**What is required**
Retype all material exactly. Pictures stay out of the copy.

**Supplied information**
"""
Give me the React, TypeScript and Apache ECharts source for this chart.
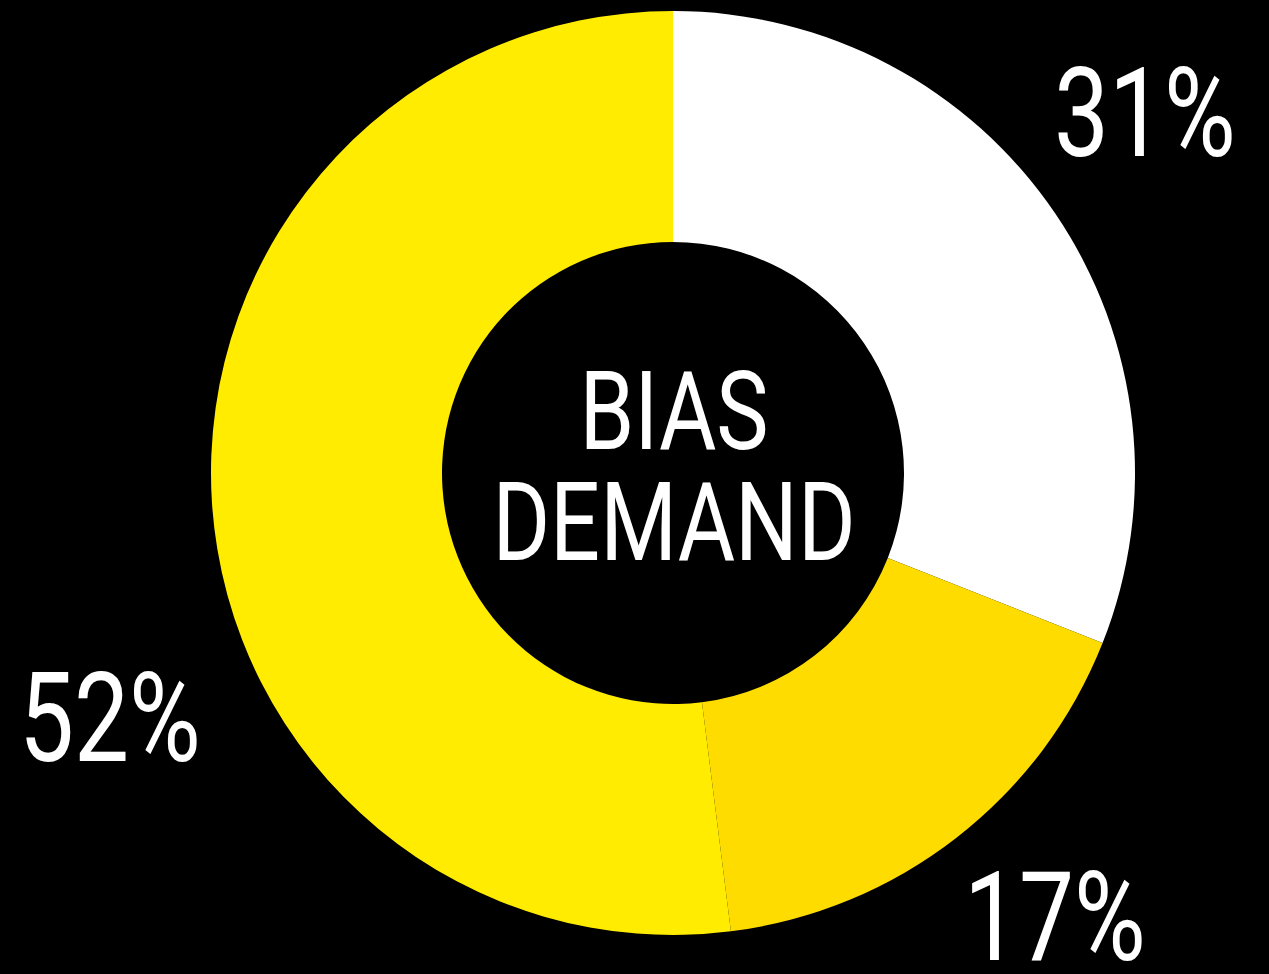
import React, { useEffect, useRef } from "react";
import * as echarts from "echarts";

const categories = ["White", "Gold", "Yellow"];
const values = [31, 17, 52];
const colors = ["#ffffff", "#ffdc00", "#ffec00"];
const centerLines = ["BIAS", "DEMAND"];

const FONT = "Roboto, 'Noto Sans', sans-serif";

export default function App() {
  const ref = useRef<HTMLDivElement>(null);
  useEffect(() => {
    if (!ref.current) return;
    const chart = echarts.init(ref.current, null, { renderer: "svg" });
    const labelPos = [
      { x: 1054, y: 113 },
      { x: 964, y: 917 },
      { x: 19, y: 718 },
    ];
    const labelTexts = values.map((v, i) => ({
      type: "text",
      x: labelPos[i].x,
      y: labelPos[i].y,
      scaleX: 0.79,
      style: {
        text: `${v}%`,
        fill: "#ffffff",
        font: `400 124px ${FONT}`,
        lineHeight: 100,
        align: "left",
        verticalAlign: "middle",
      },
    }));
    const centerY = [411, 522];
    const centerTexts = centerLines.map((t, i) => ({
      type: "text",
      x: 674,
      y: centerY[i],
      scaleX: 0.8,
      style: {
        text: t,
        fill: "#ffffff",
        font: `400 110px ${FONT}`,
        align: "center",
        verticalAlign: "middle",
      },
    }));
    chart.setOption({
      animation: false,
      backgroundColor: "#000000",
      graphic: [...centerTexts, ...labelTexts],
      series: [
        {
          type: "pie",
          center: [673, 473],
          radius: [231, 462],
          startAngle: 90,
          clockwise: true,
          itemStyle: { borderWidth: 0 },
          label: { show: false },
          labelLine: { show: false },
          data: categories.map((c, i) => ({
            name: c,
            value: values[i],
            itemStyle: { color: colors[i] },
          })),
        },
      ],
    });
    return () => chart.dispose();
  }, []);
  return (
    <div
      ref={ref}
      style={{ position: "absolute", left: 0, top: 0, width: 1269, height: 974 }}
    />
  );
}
"""
**The output**
Give me the React, TypeScript and Apache ECharts source for this chart.
import React, { useEffect, useRef } from "react";
import * as echarts from "echarts";

const categories = ["White", "Gold", "Yellow"];
const values = [31, 17, 52];
const colors = ["#ffffff", "#ffdc00", "#ffec00"];
const centerLines = ["BIAS", "DEMAND"];

const FONT = "Roboto, 'Noto Sans', sans-serif";

export default function App() {
  const ref = useRef<HTMLDivElement>(null);
  useEffect(() => {
    if (!ref.current) return;
    const chart = echarts.init(ref.current, null, { renderer: "svg" });
    const labelPos = [
      { x: 1054, y: 113 },
      { x: 964, y: 917 },
      { x: 19, y: 718 },
    ];
    const labelTexts = values.map((v, i) => ({
      type: "text",
      x: labelPos[i].x,
      y: labelPos[i].y,
      scaleX: 0.79,
      style: {
        text: `${v}%`,
        fill: "#ffffff",
        font: `400 124px ${FONT}`,
        lineHeight: 100,
        align: "left",
        verticalAlign: "middle",
      },
    }));
    const centerY = [411, 522];
    const centerTexts = centerLines.map((t, i) => ({
      type: "text",
      x: 674,
      y: centerY[i],
      scaleX: 0.8,
      style: {
        text: t,
        fill: "#ffffff",
        font: `400 110px ${FONT}`,
        align: "center",
        verticalAlign: "middle",
      },
    }));
    chart.setOption({
      animation: false,
      backgroundColor: "#000000",
      graphic: [...centerTexts, ...labelTexts],
      series: [
        {
          type: "pie",
          center: [673, 473],
          radius: [231, 462],
          startAngle: 90,
          clockwise: true,
          itemStyle: { borderWidth: 0 },
          label: { show: false },
          labelLine: { show: false },
          data: categories.map((c, i) => ({
            name: c,
            value: values[i],
            itemStyle: { color: colors[i] },
          })),
        },
      ],
    });
    return () => chart.dispose();
  }, []);
  return (
    <div
      ref={ref}
      style={{ position: "absolute", left: 0, top: 0, width: 1269, height: 974 }}
    />
  );
}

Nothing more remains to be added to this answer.